How do I decide which sectors to overweight?
Begin with the sector's valuation relative to its historical average (Morningstar provides this for free). Then assess the economic cycle alignment — are conditions favorable for this sector's typical drivers? Finally, check the sector's recent relative strength trend. The combination of reasonable valuation, favorable cycle alignment, and improving relative strength provides the strongest case for overweight.
What is the minimum time commitment for sector investing?

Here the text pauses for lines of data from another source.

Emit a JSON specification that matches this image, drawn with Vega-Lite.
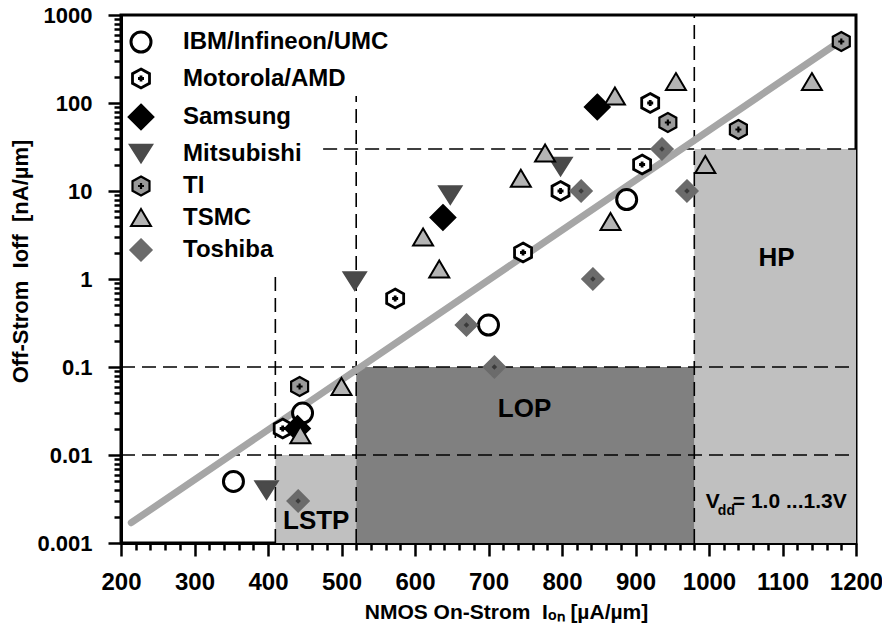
{
  "$schema": "https://vega.github.io/schema/vega-lite/v6.json",
  "width": 735,
  "height": 528,
  "autosize": {"type": "none"},
  "padding": {"left": 121, "top": 15, "right": 26, "bottom": 96},
  "background": "white",
  "config": {
    "font": "Liberation Sans",
    "view": {"stroke": "black", "strokeWidth": 3},
    "axis": {
      "grid": false,
      "domainColor": "black",
      "domainWidth": 3,
      "tickColor": "black",
      "tickWidth": 2.5,
      "labelColor": "black",
      "labelFontWeight": "bold",
      "titleColor": "black",
      "titleFontWeight": "bold",
      "labelFlush": false,
      "labelOverlap": false
    }
  },
  "datasets": {
    "points": [
      {"maker": "IBM/Infineon/UMC", "ion": 353, "ioff": 0.005},
      {"maker": "IBM/Infineon/UMC", "ion": 447, "ioff": 0.03},
      {"maker": "IBM/Infineon/UMC", "ion": 700, "ioff": 0.3},
      {"maker": "IBM/Infineon/UMC", "ion": 888, "ioff": 8},
      {"maker": "Motorola/AMD", "ion": 420, "ioff": 0.02},
      {"maker": "Motorola/AMD", "ion": 573, "ioff": 0.6},
      {"maker": "Motorola/AMD", "ion": 747, "ioff": 2},
      {"maker": "Motorola/AMD", "ion": 798, "ioff": 10},
      {"maker": "Motorola/AMD", "ion": 909, "ioff": 20},
      {"maker": "Motorola/AMD", "ion": 920, "ioff": 100},
      {"maker": "Samsung", "ion": 440, "ioff": 0.02},
      {"maker": "Samsung", "ion": 638, "ioff": 5},
      {"maker": "Samsung", "ion": 848, "ioff": 90},
      {"maker": "Mitsubishi", "ion": 398, "ioff": 0.004},
      {"maker": "Mitsubishi", "ion": 518, "ioff": 0.95},
      {"maker": "Mitsubishi", "ion": 648, "ioff": 9},
      {"maker": "Mitsubishi", "ion": 798, "ioff": 19},
      {"maker": "TI", "ion": 443, "ioff": 0.06},
      {"maker": "TI", "ion": 944, "ioff": 60},
      {"maker": "TI", "ion": 1040, "ioff": 50},
      {"maker": "TI", "ion": 1180, "ioff": 500},
      {"maker": "TSMC", "ion": 444, "ioff": 0.017},
      {"maker": "TSMC", "ion": 500, "ioff": 0.06},
      {"maker": "TSMC", "ion": 611, "ioff": 3},
      {"maker": "TSMC", "ion": 633, "ioff": 1.3},
      {"maker": "TSMC", "ion": 744, "ioff": 14},
      {"maker": "TSMC", "ion": 777, "ioff": 27},
      {"maker": "TSMC", "ion": 866, "ioff": 4.5},
      {"maker": "TSMC", "ion": 872, "ioff": 120},
      {"maker": "TSMC", "ion": 955, "ioff": 175},
      {"maker": "TSMC", "ion": 995, "ioff": 20},
      {"maker": "TSMC", "ion": 1140, "ioff": 175},
      {"maker": "Toshiba", "ion": 441, "ioff": 0.003},
      {"maker": "Toshiba", "ion": 670, "ioff": 0.3},
      {"maker": "Toshiba", "ion": 708, "ioff": 0.1},
      {"maker": "Toshiba", "ion": 826, "ioff": 10},
      {"maker": "Toshiba", "ion": 842, "ioff": 1},
      {"maker": "Toshiba", "ion": 936, "ioff": 30},
      {"maker": "Toshiba", "ion": 970, "ioff": 10}
    ],
    "regions": [
      {"region": "LSTP", "x1": 410, "x2": 520, "y1": 0.001, "y2": 0.01},
      {"region": "LOP", "x1": 520, "x2": 980, "y1": 0.001, "y2": 0.1},
      {"region": "HP", "x1": 980, "x2": 1200, "y1": 0.001, "y2": 30}
    ],
    "rules": [
      {"x1": 410, "x2": 410, "y1": 0.001, "y2": 1.2},
      {"x1": 520, "x2": 520, "y1": 0.001, "y2": 120},
      {"x1": 980, "x2": 980, "y1": 0.001, "y2": 1000},
      {"x1": 200, "x2": 1200, "y1": 0.01, "y2": 0.01},
      {"x1": 200, "x2": 1200, "y1": 0.1, "y2": 0.1},
      {"x1": 475, "x2": 1200, "y1": 30, "y2": 30}
    ],
    "fit": [
      {"ion": 214, "ioff": 0.0017},
      {"ion": 1178, "ioff": 500}
    ],
    "labels": [
      {"label": "LSTP", "ion": 465.6, "ioff": 0.0018},
      {"label": "LOP", "ion": 749, "ioff": 0.033},
      {"label": "HP", "ion": 1092, "ioff": 1.72}
    ],
    "vdd": [
      {"ion": 995.7, "ioff": 0.0025}
    ]
  },
  "layer": [
    {
      "data": {"name": "regions"},
      "transform": [{"filter": "datum.region !== 'LOP'"}],
      "mark": {"type": "rect", "fill": "#c0c0c0"},
      "encoding": {
        "x": {
          "field": "x1", "type": "quantitative",
          "scale": {"domain": [200, 1200], "nice": false, "zero": false},
          "axis": {
            "orient": "bottom",
            "values": [200, 300, 400, 500, 600, 700, 800, 900, 1000, 1100, 1200],
            "format": "d",
            "tickSize": 13,
            "labelFontSize": 24,
            "labelPadding": 14,
            "title": "NMOS On-Strom\u00a0\u00a0Iₒₙ [µA/µm]",
            "titleFontSize": 21,
            "titleX": 385,
            "titleY": 69,
            "titleBaseline": "middle"
          }
        },
        "x2": {"field": "x2"},
        "y": {
          "field": "y1", "type": "quantitative",
          "scale": {"type": "log", "domain": [0.001, 1000], "nice": false},
          "axis": {
            "orient": "left",
            "values": [0.001, 0.01, 0.1, 1, 10, 100, 1000],
            "format": "~g",
            "tickSize": 13,
            "labelFontSize": 22,
            "labelPadding": 16,
            "title": "Off-Strom\u00a0\u00a0Ioff\u00a0\u00a0[nA/µm]",
            "titleFontSize": 22,
            "titleX": -101,
            "titleY": 246,
            "titleBaseline": "middle"
          }
        },
        "y2": {"field": "y2"}
      }
    },
    {
      "data": {"name": "regions"},
      "transform": [{"filter": "datum.region === 'LOP'"}],
      "mark": {"type": "rect", "fill": "#808080"},
      "encoding": {
        "x": {"field": "x1", "type": "quantitative", "axis": null},
        "x2": {"field": "x2"},
        "y": {"field": "y1", "type": "quantitative", "axis": null},
        "y2": {"field": "y2"}
      }
    },
    {
      "data": {"name": "rules"},
      "mark": {"type": "rule", "color": "black", "strokeWidth": 1.6, "strokeDash": [14, 7]},
      "encoding": {
        "x": {"field": "x1", "type": "quantitative", "axis": null},
        "x2": {"field": "x2"},
        "y": {"field": "y1", "type": "quantitative", "axis": null},
        "y2": {"field": "y2"}
      }
    },
    {
      "data": {"name": "fit"},
      "mark": {"type": "line", "color": "#a6a6a6", "strokeWidth": 7, "strokeCap": "round"},
      "encoding": {
        "x": {"field": "ion", "type": "quantitative", "axis": null},
        "y": {"field": "ioff", "type": "quantitative", "axis": null}
      }
    },
    {
      "data": {"name": "points"},
      "mark": {"type": "point", "size": 400, "opacity": 1, "filled": true},
      "encoding": {
        "x": {"field": "ion", "type": "quantitative", "axis": null},
        "y": {"field": "ioff", "type": "quantitative", "axis": null},
        "shape": {
          "field": "maker", "type": "nominal",
          "scale": {
            "domain": ["IBM/Infineon/UMC", "Motorola/AMD", "Samsung", "Mitsubishi", "TI", "TSMC", "Toshiba"],
            "range": [
              "circle",
              "M0,-0.95L0.85,-0.48L0.85,0.48L0,0.95L-0.85,0.48L-0.85,-0.48ZM-0.3,0L0.3,0M0,-0.3L0,0.3",
              "M0,-1.2L1.2,0L0,1.2L-1.2,0Z",
              "M-1.08,-0.85L1.08,-0.85L0,0.85Z",
              "M0,-0.95L0.85,-0.48L0.85,0.48L0,0.95L-0.85,0.48L-0.85,-0.48ZM-0.3,0L0.3,0M0,-0.3L0,0.3",
              "M0,-0.85L1,0.85L-1,0.85Z",
              "M0,-1.08L1.08,0L0,1.08L-1.08,0Z"
            ]
          },
          "legend": {
            "title": null,
            "orient": "none",
            "legendX": 8,
            "legendY": 15,
            "labelFontSize": 24,
            "labelFontWeight": "bold",
            "labelColor": "black",
            "labelLimit": 400,
            "symbolSize": 400,
            "rowPadding": 4.5,
            "labelOffset": 30,
            "padding": 0
          }
        },
        "fill": {
          "field": "maker", "type": "nominal",
          "scale": {
            "domain": ["IBM/Infineon/UMC", "Motorola/AMD", "Samsung", "Mitsubishi", "TI", "TSMC", "Toshiba"],
            "range": ["white", "white", "black", "#4a4a4a", "#9a9a9a", "#b4b4b4", "#6b6b6b"]
          },
          "legend": {"title": null}
        },
        "stroke": {
          "field": "maker", "type": "nominal",
          "scale": {
            "domain": ["IBM/Infineon/UMC", "Motorola/AMD", "Samsung", "Mitsubishi", "TI", "TSMC", "Toshiba"],
            "range": ["black", "black", "black", "#4a4a4a", "black", "black", "#6b6b6b"]
          },
          "legend": {"title": null}
        },
        "strokeWidth": {
          "field": "maker", "type": "nominal",
          "scale": {
            "domain": ["IBM/Infineon/UMC", "Motorola/AMD", "Samsung", "Mitsubishi", "TI", "TSMC", "Toshiba"],
            "range": [3, 1.8, 1, 0, 1.8, 2.5, 0]
          },
          "legend": {"title": null}
        }
      }
    },
    {
      "data": {"name": "points"},
      "transform": [{"filter": "datum.maker === 'Toshiba'"}],
      "mark": {"type": "point", "shape": "diamond", "size": 30, "filled": true, "fill": "#3a3a3a", "strokeWidth": 0, "opacity": 1},
      "encoding": {
        "x": {
          "field": "ion", "type": "quantitative",
          "axis": {
            "orient": "bottom",
            "values": [220, 240, 260, 280, 320, 340, 360, 380, 420, 440, 460, 480, 520, 540, 560, 580, 620, 640, 660, 680, 720, 740, 760, 780, 820, 840, 860, 880, 920, 940, 960, 980, 1020, 1040, 1060, 1080, 1120, 1140, 1160, 1180],
            "tickSize": 7,
            "labels": false,
            "domain": false,
            "title": null
          }
        },
        "y": {
          "field": "ioff", "type": "quantitative",
          "axis": {
            "orient": "left",
            "values": [0.002, 0.003, 0.004, 0.005, 0.006, 0.007, 0.008, 0.009, 0.02, 0.03, 0.04, 0.05, 0.06, 0.07, 0.08, 0.09, 0.2, 0.3, 0.4, 0.5, 0.6, 0.7, 0.8, 0.9, 2, 3, 4, 5, 6, 7, 8, 9, 20, 30, 40, 50, 60, 70, 80, 90, 200, 300, 400, 500, 600, 700, 800, 900],
            "tickSize": 7,
            "labels": false,
            "domain": false,
            "title": null
          }
        }
      }
    },
    {
      "data": {"name": "labels"},
      "mark": {"type": "text", "fontSize": 26, "fontWeight": "bold", "color": "black", "align": "center", "baseline": "middle"},
      "encoding": {
        "x": {"field": "ion", "type": "quantitative", "axis": null},
        "y": {"field": "ioff", "type": "quantitative", "axis": null},
        "text": {"field": "label"}
      }
    },
    {
      "data": {"name": "vdd"},
      "mark": {"type": "text", "text": "V", "fontSize": 21, "fontWeight": "bold", "color": "black", "align": "left", "baseline": "alphabetic"},
      "encoding": {
        "x": {"field": "ion", "type": "quantitative", "axis": null},
        "y": {"field": "ioff", "type": "quantitative", "axis": null}
      }
    },
    {
      "data": {"name": "vdd"},
      "mark": {"type": "text", "text": "dd", "fontSize": 14, "fontWeight": "bold", "color": "black", "align": "left", "baseline": "alphabetic", "dx": 12, "dy": 7},
      "encoding": {
        "x": {"field": "ion", "type": "quantitative", "axis": null},
        "y": {"field": "ioff", "type": "quantitative", "axis": null}
      }
    },
    {
      "data": {"name": "vdd"},
      "mark": {"type": "text", "text": "= 1.0 ...1.3V", "fontSize": 21, "fontWeight": "bold", "color": "black", "align": "left", "baseline": "alphabetic", "dx": 27},
      "encoding": {
        "x": {"field": "ion", "type": "quantitative", "axis": null},
        "y": {"field": "ioff", "type": "quantitative", "axis": null}
      }
    }
  ],
  "resolve": {"axis": {"x": "independent", "y": "independent"}}
}
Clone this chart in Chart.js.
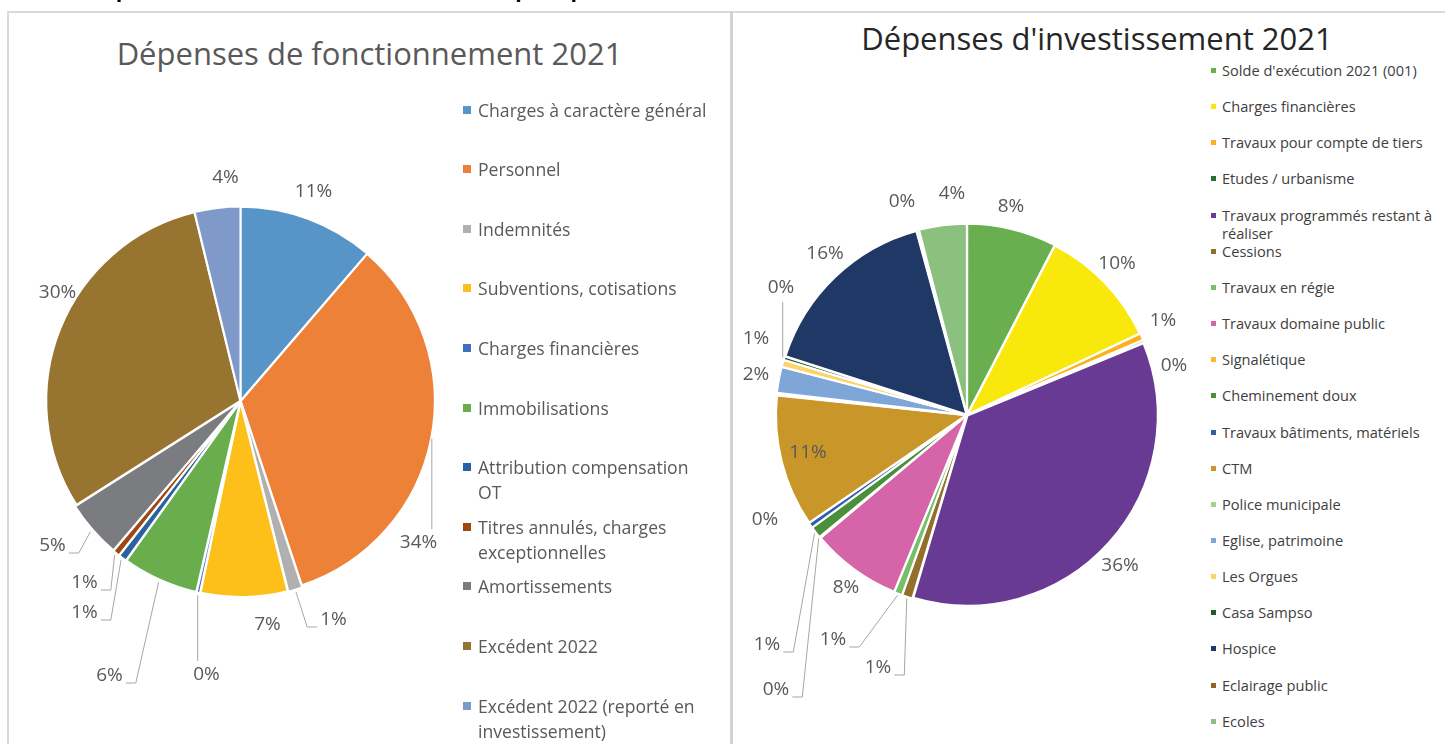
<!DOCTYPE html>
<html lang="fr">
<head>
<meta charset="utf-8">
<title>Dépenses 2021</title>
<script src="https://cdn.jsdelivr.net/npm/chart.js@4.4.1/dist/chart.umd.min.js"></script>
<style>
  html, body { margin: 0; padding: 0; background: #fff; }
  #page { position: relative; width: 1445px; height: 744px; overflow: hidden; font-family: 'Open Sans', sans-serif; }
  .top-text { position: absolute; left: 50px; top: -21px; font-weight: bold; font-size: 21px; line-height: 21px; color: #000; white-space: nowrap; }
  .line { position: absolute; background: #d9d9d9; }
  .title { position: absolute; text-align: center; white-space: nowrap; font-size: 31px; line-height: 40px; }
  .wrap { position: absolute; }
  .legend { position: absolute; }
  .lg-item { position: absolute; left: 0; }
  .lg-item .sw { position: absolute; left: 0; }
  .lg-item .tx { position: absolute; }
  #fonctLegend .tx { left: 15px; width: 236px; font-size: 17.6px; line-height: 25px; color: #595959; }
  #fonctLegend .sw { width: 8px; height: 8px; top: 8px; }
  #investLegend .tx { left: 11px; width: 214px; font-size: 14.6px; line-height: 18px; color: #404040; }
  #investLegend .sw { width: 5px; height: 5px; top: 7px; }
</style>
</head>
<body>
<div id="page">
  <div class="top-text">Les dépenses : Ventilées en fonctionnement pour pouvoir investir</div>
  <div class="line" style="left:7px;top:11px;width:1438px;height:2px;"></div>
  <div class="line" style="left:7px;top:11px;width:2px;height:733px;"></div>
  <div class="line" style="left:730px;top:11px;width:3px;height:733px;background:#d2d2d2;"></div>

  <div class="title" style="left:9px;width:721px;top:33px;color:#595959;">Dépenses de fonctionnement 2021</div>
  <div class="title" style="left:834px;width:526px;top:18px;color:#262626;">Dépenses d'investissement 2021</div>

  <div class="wrap" style="left:0;top:60px;width:481px;height:682px;"><canvas id="chartFonct"></canvas></div>
  <div class="wrap" style="left:740px;top:90px;width:454px;height:650px;"><canvas id="chartInvest"></canvas></div>

  <div class="legend" id="fonctLegend" style="left:463px;top:0;"></div>
  <div class="legend" id="investLegend" style="left:1211px;top:0;"></div>
</div>

<script>
// --- Données : dépenses de fonctionnement 2021 (part en %) ---
const fonctLabels = [
  'Charges à caractère général', 'Personnel', 'Indemnités', 'Subventions, cotisations',
  'Charges financières', 'Immobilisations', 'Attribution compensation OT',
  'Titres annulés, charges exceptionnelles', 'Amortissements', 'Excédent 2022',
  'Excédent 2022 (reporté en investissement)'
];
const fonctValues = [11.3, 33.6, 1.2, 7.2, 0.3, 6.3, 0.7, 0.6, 4.8, 30.2, 3.8];
const fonctColors = [
  '#5794c8', '#ee8138', '#b0b0b0', '#fdc01a', '#3f6fbf', '#6aad4d',
  '#2a62a0', '#9f4710', '#7b7c80', '#977430', '#7f99c9'
];

// --- Données : dépenses d'investissement 2021 (part en %) ---
const investLabels = [
  "Solde d'exécution 2021 (001)", 'Charges financières', 'Travaux pour compte de tiers',
  'Etudes / urbanisme', 'Travaux programmés restant à réaliser', 'Cessions',
  'Travaux en régie', 'Travaux domaine public', 'Signalétique', 'Cheminement doux',
  'Travaux bâtiments, matériels', 'CTM', 'Police municipale', 'Eglise, patrimoine',
  'Les Orgues', 'Casa Sampso', 'Hospice', 'Eclairage public', 'Ecoles'
];
const investValues = [7.6, 10.4, 0.6, 0.2, 35.8, 0.9, 0.7, 7.7, 0.1, 1.0, 0.45, 11.2, 0.2, 2.2, 0.6, 0.3, 15.8, 0.2, 4.05];
const investColors = [
  '#6aaf4f', '#f8e80c', '#fbb21a', '#2e6b2e', '#683a94', '#93702a', '#76c06a',
  '#d565a8', '#fdb92f', '#4a8f3a', '#2f5ea8', '#c9962a', '#9fd48a', '#7ea6d6',
  '#fdd46b', '#1f5a2a', '#1f3866', '#8a6626', '#8bc07e'
];

// Éclatement des parts (px) : les petites parts du bas sont détachées dans Excel
const fonctOffsets = [1, 1, 5, 5, 5, 5, 5, 5, 5, 1, 1];
const investOffsets = 3;

// Placement des étiquettes % : [dx, dy depuis le centre, type de ligne de rappel]
// 0 = aucune, 1 = coude vers le côté de l'étiquette, 2 = trait vertical
const fonctLabelPos = [
  [73, -209, 0], [178, 142, 2], [93, 219, 1], [27, 224, 0], [-34, 274, 2],
  [-131, 275, 1], [-156, 212, 1], [-156, 182, 1], [-188, 145, 1],
  [-183, -108, 0], [-15, -223, 0]
];
const investLabelPos = [
  [44, -208, 0], [150, -151, 0], [196, -94, 0], [207, -49, 0], [153, 151, 0],
  [-89, 253, 1], [-134, 225, 1], [-121, 173, 0], [-191, 275, 1], [-200, 230, 1],
  [-202, 105, 0], [-159, 38, 0], null, [-211, -40, 0], [-211, -76, 0],
  [-186, -127, 2], [-142, -161, 0], [-65, -213, 0], [-15, -221, 0]
];

// --- Plugin : étiquettes de pourcentage avec lignes de rappel ---
const pctLabels = {
  id: 'pctLabels',
  afterDatasetsDraw(chart, args, opts) {
    const ctx = chart.ctx;
    const meta = chart.getDatasetMeta(0);
    const data = chart.data.datasets[0].data;
    const total = data.reduce((a, b) => a + b, 0);
    ctx.save();
    ctx.font = opts.font;
    ctx.textAlign = 'center';
    ctx.textBaseline = 'middle';
    ctx.strokeStyle = '#a6a6a6';
    ctx.lineWidth = 1;
    meta.data.forEach((arc, i) => {
      const p = opts.place[i];
      if (!p) return;
      const { x, y, startAngle, endAngle, outerRadius } =
        arc.getProps(['x', 'y', 'startAngle', 'endAngle', 'outerRadius'], true);
      const mid = (startAngle + endAngle) / 2;
      const r = outerRadius + (arc.options.offset || 0);
      const ax = x + Math.cos(mid) * r, ay = y + Math.sin(mid) * r;
      const lx = x + p[0], ly = y + p[1];
      const text = Math.round(data[i] / total * 100) + '%';
      const w = ctx.measureText(text).width / 2 + 3;
      if (p[2] === 1) {
        const side = ax > lx ? 1 : -1;
        const ex = lx + side * w, ey = ly + 7;
        ctx.beginPath();
        ctx.moveTo(ax, ay);
        ctx.lineTo(ex + side * 10, ey);
        ctx.lineTo(ex, ey);
        ctx.stroke();
      } else if (p[2] === 2) {
        const vert = ay > ly ? 1 : -1;
        ctx.beginPath();
        ctx.moveTo(ax, ay);
        ctx.lineTo(ax, ly + vert * 14);
        ctx.stroke();
      }
      ctx.fillStyle = opts.color;
      ctx.fillText(text, lx, ly);
    });
    ctx.restore();
  }
};

function pieConfig(labels, values, colors, radius, offsets, place) {
  return {
    type: 'pie',
    data: {
      labels: labels,
      datasets: [{
        data: values,
        backgroundColor: colors,
        borderColor: '#ffffff',
        borderWidth: 2,
        offset: offsets,
        radius: radius
      }]
    },
    options: {
      responsive: true,
      maintainAspectRatio: false,
      animation: false,
      events: [],
      layout: { padding: 0 },
      plugins: {
        legend: { display: false },
        tooltip: { enabled: false },
        pctLabels: { place: place, font: '19px "Open Sans"', color: '#595959' }
      }
    },
    plugins: [pctLabels]
  };
}

// --- Légendes HTML (positionnées comme dans Excel, pas fixe) ---
function buildLegend(el, labels, colors, y0, pitch) {
  labels.forEach((t, i) => {
    const item = document.createElement('div');
    item.className = 'lg-item';
    item.style.top = (y0 + i * pitch) + 'px';
    const sw = document.createElement('span');
    sw.className = 'sw';
    sw.style.background = colors[i];
    const tx = document.createElement('span');
    tx.className = 'tx';
    tx.textContent = t;
    item.append(sw, tx);
    el.appendChild(item);
  });
}

buildLegend(document.getElementById('fonctLegend'), fonctLabels, fonctColors, 97.5, 59.6);
buildLegend(document.getElementById('investLegend'), investLabels, investColors, 61, 36.15);

new Chart(document.getElementById('chartFonct'),
  pieConfig(fonctLabels, fonctValues, fonctColors, 194, fonctOffsets, fonctLabelPos));
new Chart(document.getElementById('chartInvest'),
  pieConfig(investLabels, investValues, investColors, 190, investOffsets, investLabelPos));
</script>
</body>
</html>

A passive tilt approach with annual rebalancing requires roughly 2–3 hours per year. A tactical cycle rotation approach requires quarterly assessment (roughly 3–4 hours per quarter). A sophisticated sector rotation strategy requires monthly monitoring and ongoing macroeconomic research. Choose the level that matches your interest and available time.
Related concepts
- Introduction to Market Sectors
- Sector ETF Basics
- Sectors in a Portfolio
- Sector Investing Risks
- Information Technology Overview
Summary
Getting started with sector investing means taking three practical steps: auditing your existing portfolio to identify current sector concentrations, learning the five critical characteristics (cyclical/defensive profile, interest rate sensitivity, dividend yield, valuation framework, regulatory environment) for each of the 11 GICS sectors, and choosing an implementation approach — passive tilt, tactical rotation, or thematic overweight — that matches your knowledge level and time commitment. The tools are freely available, the costs of sector ETF implementation are extremely low, and the potential to improve risk-adjusted portfolio outcomes through deliberate sector management is significant. The chapters that follow examine each sector in depth, providing the knowledge required to make informed allocation decisions across the full sector landscape.